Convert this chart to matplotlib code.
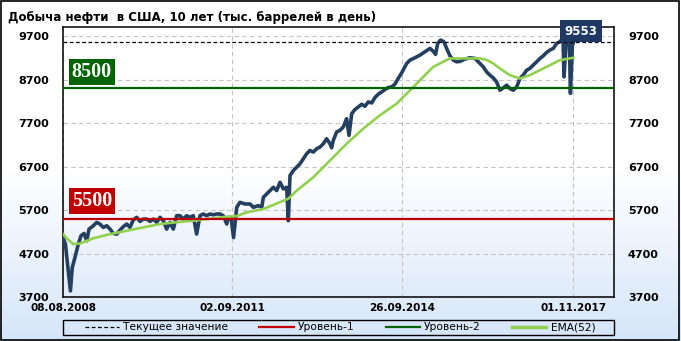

##########

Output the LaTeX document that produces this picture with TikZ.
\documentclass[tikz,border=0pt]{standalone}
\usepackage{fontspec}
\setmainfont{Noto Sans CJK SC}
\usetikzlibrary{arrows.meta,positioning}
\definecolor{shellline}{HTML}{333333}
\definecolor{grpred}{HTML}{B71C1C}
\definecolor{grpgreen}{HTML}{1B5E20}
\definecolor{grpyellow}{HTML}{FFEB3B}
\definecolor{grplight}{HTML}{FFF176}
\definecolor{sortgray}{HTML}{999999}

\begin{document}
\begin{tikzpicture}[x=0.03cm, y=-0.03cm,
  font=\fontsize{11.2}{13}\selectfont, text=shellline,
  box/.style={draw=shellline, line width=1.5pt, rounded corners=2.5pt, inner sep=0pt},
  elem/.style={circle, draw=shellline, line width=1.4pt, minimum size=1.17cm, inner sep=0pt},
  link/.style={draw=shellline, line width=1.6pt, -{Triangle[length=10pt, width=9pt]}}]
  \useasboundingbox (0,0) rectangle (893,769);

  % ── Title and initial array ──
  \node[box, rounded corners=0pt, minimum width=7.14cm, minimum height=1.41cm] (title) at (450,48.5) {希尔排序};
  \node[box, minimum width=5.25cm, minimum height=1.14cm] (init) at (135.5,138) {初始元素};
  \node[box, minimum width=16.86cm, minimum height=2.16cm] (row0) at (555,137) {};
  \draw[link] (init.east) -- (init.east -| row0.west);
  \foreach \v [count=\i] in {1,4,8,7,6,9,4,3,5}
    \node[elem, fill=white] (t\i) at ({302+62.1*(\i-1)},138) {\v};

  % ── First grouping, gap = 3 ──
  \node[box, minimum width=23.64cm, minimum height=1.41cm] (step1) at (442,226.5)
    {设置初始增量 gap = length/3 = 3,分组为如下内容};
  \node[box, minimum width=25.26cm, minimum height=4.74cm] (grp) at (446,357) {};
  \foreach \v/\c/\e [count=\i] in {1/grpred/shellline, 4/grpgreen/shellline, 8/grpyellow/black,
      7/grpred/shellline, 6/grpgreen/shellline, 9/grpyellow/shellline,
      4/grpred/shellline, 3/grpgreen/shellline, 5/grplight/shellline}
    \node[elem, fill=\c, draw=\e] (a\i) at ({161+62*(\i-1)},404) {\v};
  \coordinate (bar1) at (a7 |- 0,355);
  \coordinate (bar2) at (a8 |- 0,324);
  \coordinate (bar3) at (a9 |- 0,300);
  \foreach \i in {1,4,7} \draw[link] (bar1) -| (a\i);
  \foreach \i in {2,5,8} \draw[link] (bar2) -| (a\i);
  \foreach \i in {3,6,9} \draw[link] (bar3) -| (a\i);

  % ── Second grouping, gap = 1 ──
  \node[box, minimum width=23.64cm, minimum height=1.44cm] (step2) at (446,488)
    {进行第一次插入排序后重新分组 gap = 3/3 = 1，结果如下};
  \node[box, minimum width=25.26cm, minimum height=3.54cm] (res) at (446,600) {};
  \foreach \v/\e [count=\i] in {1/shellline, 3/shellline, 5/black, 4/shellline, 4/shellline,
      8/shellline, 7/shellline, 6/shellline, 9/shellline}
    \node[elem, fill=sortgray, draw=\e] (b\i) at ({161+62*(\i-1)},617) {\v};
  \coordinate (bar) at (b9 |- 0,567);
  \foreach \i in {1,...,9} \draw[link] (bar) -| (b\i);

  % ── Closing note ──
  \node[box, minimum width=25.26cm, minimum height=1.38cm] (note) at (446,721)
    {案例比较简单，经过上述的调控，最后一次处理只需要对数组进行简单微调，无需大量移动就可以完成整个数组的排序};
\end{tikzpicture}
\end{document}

##########

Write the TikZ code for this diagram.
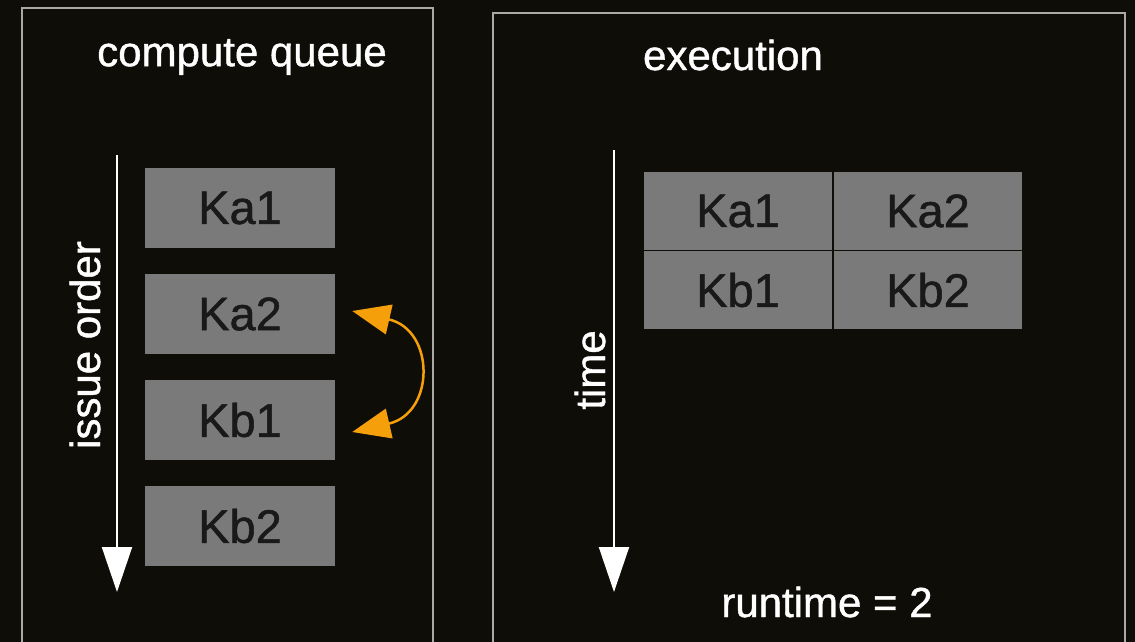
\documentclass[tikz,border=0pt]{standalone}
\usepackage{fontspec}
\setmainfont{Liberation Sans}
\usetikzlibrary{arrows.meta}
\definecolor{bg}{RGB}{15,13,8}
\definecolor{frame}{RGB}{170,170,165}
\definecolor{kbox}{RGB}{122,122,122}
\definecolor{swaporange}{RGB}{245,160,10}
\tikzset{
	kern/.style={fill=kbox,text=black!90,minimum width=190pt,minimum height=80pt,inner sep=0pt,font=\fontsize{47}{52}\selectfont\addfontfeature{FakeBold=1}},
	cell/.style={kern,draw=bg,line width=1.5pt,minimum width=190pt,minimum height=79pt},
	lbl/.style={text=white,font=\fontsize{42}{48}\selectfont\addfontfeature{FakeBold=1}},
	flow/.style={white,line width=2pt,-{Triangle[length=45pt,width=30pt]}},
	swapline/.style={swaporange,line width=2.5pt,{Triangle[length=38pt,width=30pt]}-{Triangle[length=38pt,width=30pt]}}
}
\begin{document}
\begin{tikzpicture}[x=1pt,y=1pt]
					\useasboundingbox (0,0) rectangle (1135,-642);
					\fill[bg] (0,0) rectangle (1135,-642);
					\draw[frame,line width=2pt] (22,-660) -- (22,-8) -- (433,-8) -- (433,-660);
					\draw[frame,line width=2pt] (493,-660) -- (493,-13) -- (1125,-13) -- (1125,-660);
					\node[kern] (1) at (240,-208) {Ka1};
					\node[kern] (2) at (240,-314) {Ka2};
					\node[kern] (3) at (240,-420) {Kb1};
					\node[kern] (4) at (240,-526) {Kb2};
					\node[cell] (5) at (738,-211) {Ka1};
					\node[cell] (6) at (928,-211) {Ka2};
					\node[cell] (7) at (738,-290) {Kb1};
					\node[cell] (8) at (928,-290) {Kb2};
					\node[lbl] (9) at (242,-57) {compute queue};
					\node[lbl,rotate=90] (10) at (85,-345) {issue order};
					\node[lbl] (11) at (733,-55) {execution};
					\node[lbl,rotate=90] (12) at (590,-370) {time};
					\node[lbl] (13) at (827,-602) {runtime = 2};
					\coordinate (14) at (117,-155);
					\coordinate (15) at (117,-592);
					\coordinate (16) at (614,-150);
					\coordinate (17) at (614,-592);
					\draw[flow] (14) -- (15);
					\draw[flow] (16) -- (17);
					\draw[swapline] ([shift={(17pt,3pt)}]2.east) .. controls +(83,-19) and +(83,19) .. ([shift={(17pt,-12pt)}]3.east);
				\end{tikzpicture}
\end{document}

##########

Give the number of lines that carry the word "this", with nothing added.

Expected answer
3